Jeannette Winterson's writing is lovely. At parts I didn't really 'get' the imagery -- like the orange devil or whatever it was -- and didn't see the point, but the writing kept me interested anyway. The relationships between her and various other girls interested me -- and reminded me of my first fumbling forays into sexuality, too.
Strangely enough, though it worked better for me, I don't have the same urge to own it as I did Sexing The Cherry. I can't picture myself going back to it, not even for particular special passages (which is why I own Sexing The Cherry).
Easier to read, easier to relate to, yet less enchanting, I suppose."
"I think I need to go back and reread any of Jeanette Winterson's books that I read when I was younger. I really enjoyed the tone that Winterson writes in that is the kind of quirky right-on-the-money tone that startles a guffaw out of you in the middle of a dull or somber situation. This book was her first and is autobiographical. It tells of Winterson's upbringing in an extremely Christian evangelical family where she was primed to be a missionary. At the same time that Winterson is deeply involved in her church and her religion, her sexuality blossoms. What ensues is, of course, a deep contradiction of Christianity in which she is ostracized from the community. The story is merely one example in a sordid history of too many where religion (fill in the blank with your particular choice) is twisted to fit the prejudices and limitations of the people practicing it. Religion never functions apart from psychology and relationship dynamics, and this story is an excellent example of this. The only parts I didn't really like as much were the mythical fairy tale interludes. I'm not sure they were necessary."
"What a refreshingly odd book about a young girl growing up in an evangelical household in England and awakening to the fact that she is a lesbian...and there are lots of interesting sidebars and fables and colorful characters and every so often you run across something like this:
It is not possible to control the outside of yourself until you have mastered your breathing space. It is not possible to change anything until you understand the substance of that you wish to change. Of course people mutilate and modify, but these are fallen powers, and to change something that you do not understand is the true nature of evil.

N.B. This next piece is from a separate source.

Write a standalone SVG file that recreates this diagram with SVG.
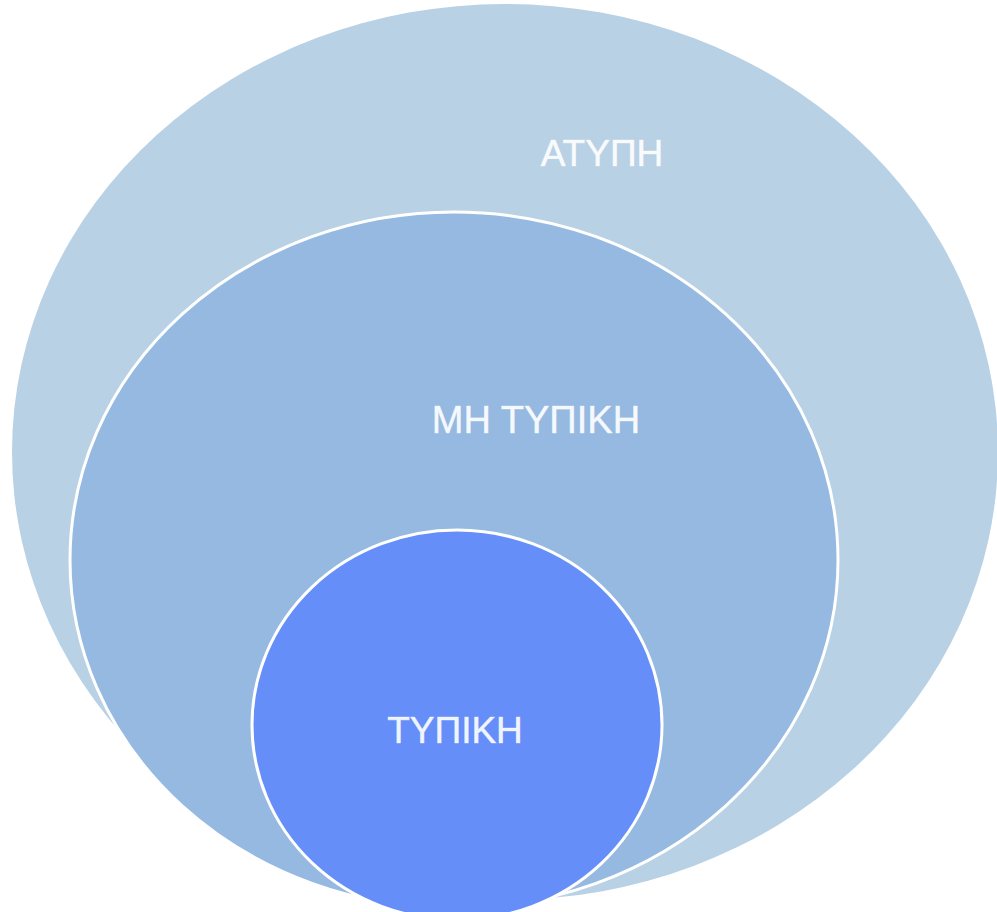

"Is this novel concerned more with sexual politics or postmodern practice? If the task for the lesbian feminist postmodern author (say that 3 times fast) is to "displace and explode the binary," as Laura Doan argues, then I'm not sure Oranges has accomplished its aim, because binarism is alive and well by the end. Winterson pays lip service to postmodernist literary tactics and does not extend a critical eye far enough. Instead of utilizing tactics of unsettling, binary-displacement/"explosion", etc., Oranges as an example of postmodern literature seems to be based rather on techniques like intertextuality and parody which, while wholly entertaining, don't necessarily enact the cultural havoc that such an undertaking has potential for."